Edna

Eryk Rocha sempre me pareceu um realizador trabalhando sob o peso de uma necessidade autoral. É como se a filiação impusesse já uma marca de estilo muito forte, seja qual for o registro tomado, se o documentário ensaístico de Pachamama e Transeunte ou o drama social de Breve Miragem do Sol.

Edna, visto em abril no Festival É Tudo Verdade, está para o primeiro grupo, e, dentro dele, mais para Transeunte. Há nele esse desejo de comprovar uma autoria, que jamais dá errado por completo, mas que por vezes aprisiona um pouco os intentos artísticos. Curiosamente, o filme mais solto de Eryk Rocha é A Rocha que Voa. Digo que é curioso porque é um primeiro filme que parece ir contra a ideia de autoria necessária pela filiação glauberiana, o peso de ser filho do maior cineasta brasileiro. Normalmente é no primeiro filme que esse peso atrapalha mais, mas com Eryk aconteceu em Intervalo Clandestino, o passo em falso em sua carreira. A soltura voltaria em doses maiores em Jards, meio que um show de apresentação de um disco de Jards Macalé, que dá num longa todo livre (ainda que se perceba o controle para que a liberdade sobressaia, por paradoxal que isto possa parecer) e impelido pela música sem amarras do grande compositor.
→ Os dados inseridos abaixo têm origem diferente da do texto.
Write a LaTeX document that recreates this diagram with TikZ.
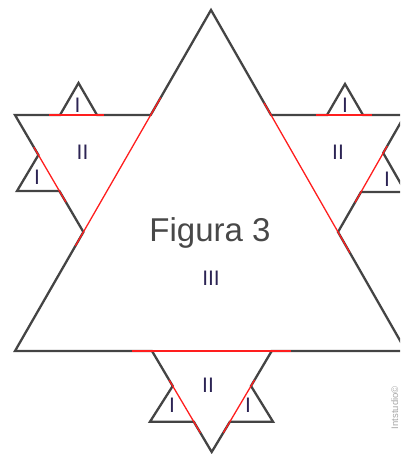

O preto e branco de Edna é quase tão angustiante quanto o de Transeunte, e parece nos levar a um entendimento do filme pela via da solidão de beira de estrada, dos caminhões e das bicicletas que desafiam o vazio, de um lugar que parece suspenso entre o campo e a cidade, entre dois outros lugares ou entre o céu e a terra. Um filme todo sussurrado, por vezes desfocado, ora rigoroso nos enquadramentos, ora optando pela câmera persecutória na mão. Um filme que nos mostra a caligrafia de Edna e sua ligação com a Guerrilha do Araguaia, com o rio que ela atravessa de vez em quando para alcançar a cidade e que traz lembranças de amigos do passado, camponeses, que, como ela, lutaram por suas terras e foram assassinados ou torturados. Nisso, é mais um filme atual que remete à ditadura militar brasileira e seus crimes contra a humanidade.

Nos momentos em que cai na ideia fácil de seguir a personagem em seus feitos rotineiros, Edna torna-se um filme contemporâneo como muitos outros. Quando se assume como um ensaio sobre a memória e a solidão, o filme cresce. E a cor que surge nos vinte minutos finais ajuda a imprimir esse outro tom ao filme, porque precisava provocar o embate com o preto e branco super contrastado de antes para que o efeito fosse mais forte.